Ce qui est hallucinant, c'est que le directeur du festival d'Avignon, ex-directeur de l'Odéon, puisse ainsi disqualifier sa propre légitimité institutionnelle. C'est aussi qu'il puisse considérer que ce soit un noble geste, celui d'un enfant de la balle, d'un arlequin. On n'est pas un arlequin à de telles fonctions. Enfin, ce qui porte l'hallucination à son plus haut point, c'est qu'on puisse véhiculer aussi complaisamment le thème du « tous pourris », qui est un thème politiquement dangereux, et, de surcroît, extrêmement contestable.

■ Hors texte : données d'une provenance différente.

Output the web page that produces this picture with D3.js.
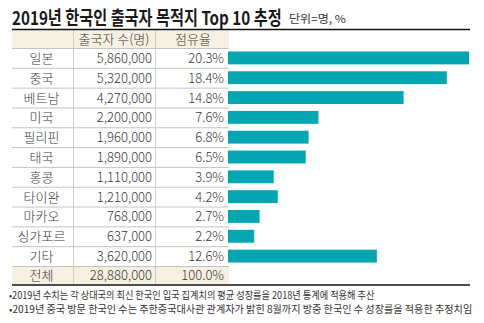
<!DOCTYPE html>
<html><head><meta charset="utf-8">
<script src="https://cdn.jsdelivr.net/npm/d3@7"></script>
<style>
body{margin:0;background:#fff;}
svg{display:block;font-family:"Noto Sans CJK KR","Noto Sans",sans-serif;}
</style></head><body>
<svg id="c" width="484" height="323"></svg>
<script>
const categories = ["일본","중국","베트남","미국","필리핀","태국","홍콩","타이완","마카오","싱가포르","기타"];
const counts = [5860000,5320000,4270000,2200000,1960000,1890000,1110000,1210000,768000,637000,3620000];
const shares = ["20.3%","18.4%","14.8%","7.6%","6.8%","6.5%","3.9%","4.2%","2.7%","2.2%","12.6%"];
const totalLabel = "전체";
const totalCount = "28,880,000";
const totalShare = "100.0%";
const headers = ["출국자 수(명)","점유율"];
const title = "2019년 한국인 출국자 목적지 Top 10 추정";
const unit = "단위=명, %";
const notes = ["•2019년 수치는 각 상대국의 최신 한국인 입국 집계치의 평균 성장률을 2018년 통계에 적용해 추산",
               "•2019년 중국 방문 한국인 수는 주한중국대사관 관계자가 밝힌 8월까지 방중 한국인 수 성장률을 적용한 추정치임"];

const svg = d3.select("#c");
const fmt = d3.format(",");
const L = 12, C1 = 73, C2 = 155, T = 229, R = 470;
const headTop = 30, bodyTop = 48, bodyBot = 266, totBot = 284;

const rowBand = d3.scaleBand().domain(categories).range([bodyTop, bodyBot]);
const barBand = d3.scaleBand().domain(categories).range([bodyTop, bodyBot]).paddingInner(0.35).paddingOuter(0.175);
const x = d3.scaleLinear().domain([0, d3.max(counts)]).range([T - 1, R - 1]);

// condensed text: scale horizontally to a target width
function fitText(sel, x0, y0, w) {
  const n = sel.node().getComputedTextLength();
  const k = w / n;
  sel.attr("x", 0).attr("y", 0).attr("transform", `translate(${x0},${y0}) scale(${k},1)`);
  return sel;
}

// title
fitText(svg.append("text").attr("font-size", 19).attr("font-weight", 700).attr("fill", "#1a1a1a").text(title), L, 24.5, 270);
fitText(svg.append("text").attr("font-size", 11).attr("fill", "#333").text(unit), 289, 23, 57);

// header & total backgrounds
svg.append("rect").attr("x", L).attr("y", headTop).attr("width", T - L).attr("height", bodyTop - headTop).attr("fill", "#f5f0e1");
svg.append("rect").attr("x", L).attr("y", bodyBot).attr("width", T - L).attr("height", totBot - bodyBot).attr("fill", "#f5f0e1");

// row separators
const seps = categories.map(c => rowBand(c));
seps.push(bodyBot);
svg.selectAll("line.rs").data(seps).join("line").attr("class", "rs")
  .attr("x1", L).attr("x2", T).attr("y1", d => d + 0.5).attr("y2", d => d + 0.5)
  .attr("stroke", "#b5b5b5").attr("stroke-width", 0.8);
// column separators
svg.selectAll("line.cs").data([C1, C2]).join("line").attr("class", "cs")
  .attr("x1", d => d + 0.5).attr("x2", d => d + 0.5).attr("y1", headTop).attr("y2", totBot)
  .attr("stroke", "#c4c4c4").attr("stroke-width", 0.8);

// top & bottom rules
svg.append("line").attr("x1", L).attr("x2", R).attr("y1", headTop - 0.5).attr("y2", headTop - 0.5).attr("stroke", "#111").attr("stroke-width", 1.3);
svg.append("line").attr("x1", L).attr("x2", R).attr("y1", totBot + 1).attr("y2", totBot + 1).attr("stroke", "#111").attr("stroke-width", 1.3);

// header text
const tf = {size: 13, fill: "#3a3a3a"};
svg.append("text").attr("x", (C1 + C2) / 2).attr("y", 44).attr("text-anchor", "middle").attr("font-size", tf.size).attr("fill", tf.fill).attr("font-weight", 300).text(headers[0]);
svg.append("text").attr("x", (C2 + T) / 2 + 1).attr("y", 44).attr("text-anchor", "middle").attr("font-size", tf.size).attr("fill", tf.fill).attr("font-weight", 300).text(headers[1]);

// body text
const rows = svg.selectAll("g.row").data(categories).join("g").attr("class", "row")
  .attr("transform", c => `translate(0,${rowBand(c) + rowBand.bandwidth() / 2 + 5})`);
rows.append("text").attr("x", (L + C1) / 2 - 1).attr("text-anchor", "middle").attr("font-size", tf.size).attr("fill", tf.fill).attr("font-weight", 300).text(c => c);
rows.append("text").attr("x", C2 - 3).attr("text-anchor", "end").attr("font-size", tf.size).attr("fill", tf.fill).attr("font-weight", 300).text((c, i) => fmt(counts[i]));
rows.append("text").attr("x", T - 5).attr("text-anchor", "end").attr("font-size", tf.size).attr("fill", tf.fill).attr("font-weight", 300).text((c, i) => shares[i]);

const ty = (bodyBot + totBot) / 2 + 5;
svg.append("text").attr("x", (L + C1) / 2 - 1).attr("y", ty).attr("text-anchor", "middle").attr("font-size", tf.size).attr("fill", tf.fill).attr("font-weight", 300).text(totalLabel);
svg.append("text").attr("x", C2 - 3).attr("y", ty).attr("text-anchor", "end").attr("font-size", tf.size).attr("fill", tf.fill).attr("font-weight", 300).text(totalCount);
svg.append("text").attr("x", T - 5).attr("y", ty).attr("text-anchor", "end").attr("font-size", tf.size).attr("fill", tf.fill).attr("font-weight", 300).text(totalShare);

// bars
svg.selectAll("rect.bar").data(categories).join("rect").attr("class", "bar")
  .attr("x", x(0)).attr("y", c => barBand(c)).attr("height", barBand.bandwidth())
  .attr("width", (c, i) => x(counts[i]) - x(0)).attr("fill", "#04a6b1");

// notes
fitText(svg.append("text").attr("font-size", 10).attr("fill", "#333").text(notes[0]), 9, 299, 366);
fitText(svg.append("text").attr("font-size", 10).attr("fill", "#333").text(notes[1]), 9, 313, 464);
</script></body></html>
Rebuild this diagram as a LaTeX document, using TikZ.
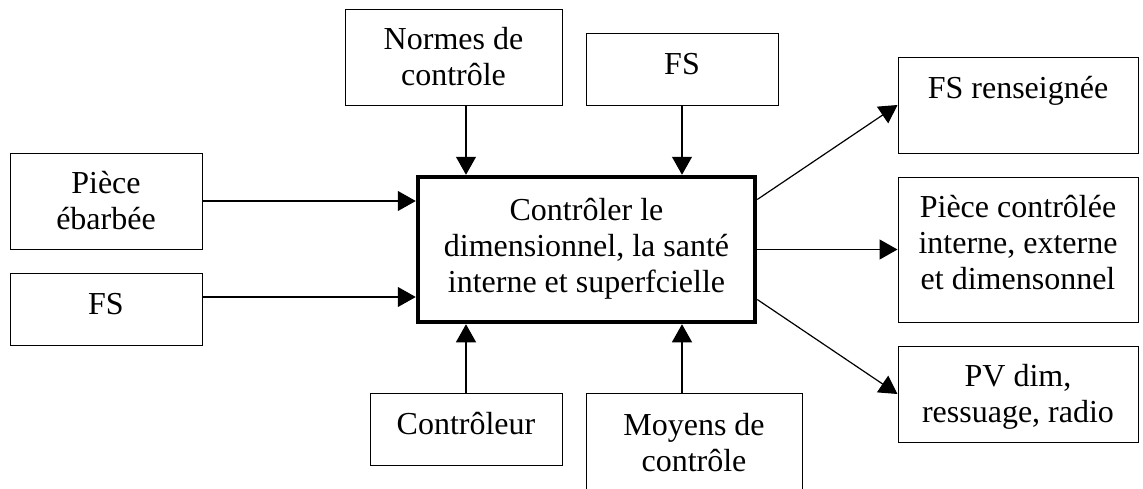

Les nominations font l'objet de négociations, de marchandages et de co-optations inscrits dans un réseau de rapports d'intérêts et d'ambitions. Et alors ? Qu'il s'agisse de la direction de l'Opéra de Paris, ou de celle d'un proviseur de sous-préfecture, ou d'obtenir l'emploi de surveillant dans le lycée de ce même proviseur, « les gens en parleront, n'en doutez nullement ». Ne parlons pas de la direction des entreprises privées. Si l'on cultive alors le « tous pourris », on conteste de fait à toute personne inscrite dans une fonction d'intérêt général ou d'intérêt professionnel, non seulement son degré de compétence sur lequel on jette le soupçon, mais surtout l'intention vertueuse de faire de son mieux dans cette fonction. Et si l'on y réfléchit, interdire la vertu par principe, c'est une indignité.